SD : Defoe is silly. Each week, odd 17th century versions of modern weapons are used to kill zombies as people talk patented Pat Mills nonsense. It’s like the good old days are back again - the 80’s before 2000AD was full of attention grabbing ‘controversial’ subject matter. The structure is unsound (fight - change location - fight again) and the story has gone nowhere in it’s first 10 parts (fight - change location - repeat for 20 years). Given that, much like Greysuit, it doesn’t finish properly it’s no surprise to find it’s coming back for more. These days they will put a ‘the end’ caption on anything.


RC: I have problems with this one too. At ten weeks it has been too long for what has happened. The dialogue ranges from bad to silly. Casual conversations about personal theology while slaughtering an army of zombies with a super gun thing that has appeared from nowhere. And the ticking of another box on the Mills cliché list- the traitorous bad guy former friend didn’t just kill his family- no, he raped his wife too!

Thing is though, on some base level, I kind of like this strip or, rather, I want to. I just have very little idea of what is supposed to be going on. This ‘comet’ which I guess is going to turn out to be a spaceship or something, made the zombies. They all attacked for some reason, and as far as I can tell, three guys in masks fought them all off? Did I get that right?

Meanwhile Isaac Newton is some kind of ‘Q’ to Defoe’s Bond, or a Merlin to his Arthur or something.

Again, as with Greysuit- I love the art. The present Tharg has a gift for matching artists with strips almost perfectly.

And this is coming back too, it seems, even though it feels likes it’s stopped halfway through Defoe’s sentence. 

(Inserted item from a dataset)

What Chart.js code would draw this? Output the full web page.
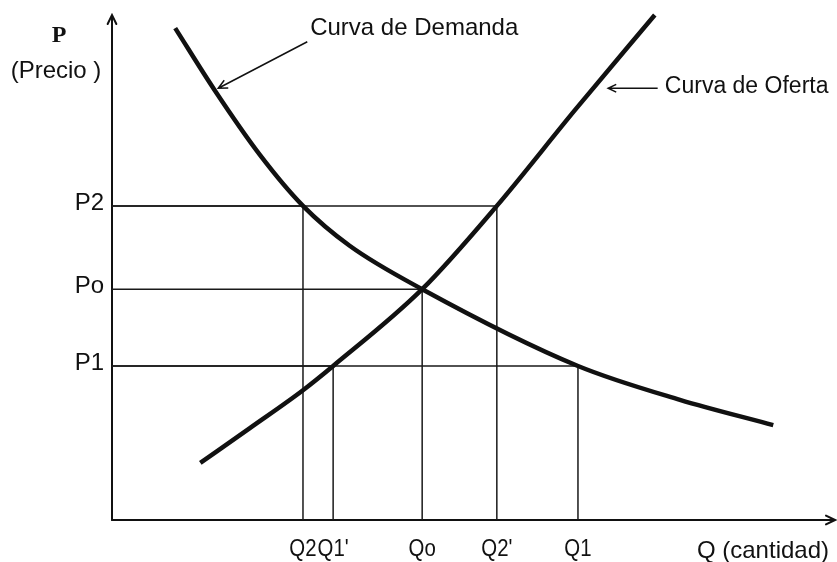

CE: As with Greysuit, there’s still a flaw with the plot resolution – namely, the zombie hordes get defeated off-panel between the second and third page with no hint of how that was done! That’s very annoying. Defoe booting Cromwell’s head makes up for it though, that’s just classic.  

As a final, it works a lot better than Greysuit: the zombies hordes have been beaten back, Defoe is now Zombie Hunter General, mysteries have been set-up as to what’s going on, and generally the strip’s world, plot & characters are set-up and ready to move forward. The supernatural goings-on – the mysterious Mene Tekel, the mentions of wars in Heaven, the idea that the comet was something else entirely that we can’t comprehend – are drip-fed to the reader quite well. It creates a sense of unease and that something worse could be round the corner, and it gives the strip a story aside from “Roundhead kills zombies!”. Not that the demented zombie violence isn’t fun!  

While Greysuit has some flaws that have divided the readers and Blood of Satanus III is an interesting failure, Defoe is a great success and shows Pat Mills is definitely not a has-been. 



Thrill 8

Steven Denton : I wouldn’t say it was a good issue but I’m not screaming for my money back. Probably the worst thing for me was finding out Greysuit is already commissioned for a comeback. How on earth dose it deserve a second run? At least the clean slate leaves me looking forward to next week.

Best Story: Judge Dredd


Richmond Clements : Two good ones, a couple of average ones and one stinker. So, on balance, I’d suggest an average prog. Script ways at least, because the art, on even the worst of the strips in the comic, is still awesome.

Best Story: Judge Dredd


Charles Ellis: Dredd does a good moody one-off, 86ers continues strongly, and Defoe ends in style. Greysuit and Robo-Hunter unfortunately mar the proceedings but three out of five isn’t bad.